WWD: But you do have to operate an e-commerce business.
K.G.: It’s incumbent upon us to be there. But we view e-commerce as an area of support, not a separate profit center. My concern is the effect it will have on our bricks-and-mortar sales. There are a lot of people who need to make a living here — we have 125 employees — and I don’t want them competing with a different division of our own company. So we’re trying to bring the best attributes of brick and mortar to e-commerce. We look at it as a tool to help the salespeople on the floor. If you buy something from us online, one of them gets the commission, but it’s then their responsibility to reach out, thank the customer and follow up with suggestions for other merchandise. We’re trying to bring a personal touch to the online transactions and by having the input of a brick and mortar salesperson, you get the best of both worlds. We’re not selling a ton online, but it’s just another tool to grow our business.

WWD: You’re investing a large sum of money in this one store. Are there plans to open additional units?
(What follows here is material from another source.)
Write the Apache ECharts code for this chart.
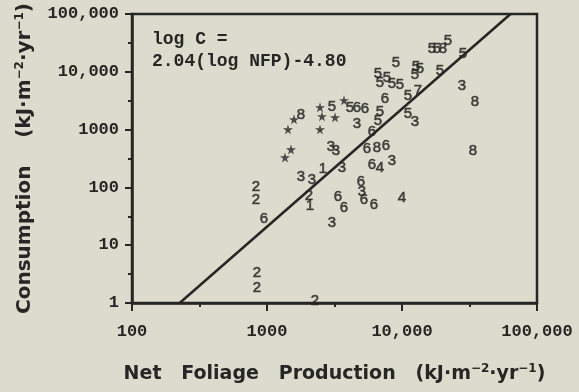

K.G.: We have a five-year plan. Once we get this store up and running and pay the bank back, we’ll have an infrastructure in place that will be scalable for other locations. That’s something we’ve never done. We will be able to roll out to a second location, maybe even a third. The second would be in suburban Philadelphia where we’re already known and then we’re also looking into the New York City/Princeton, N.J. area.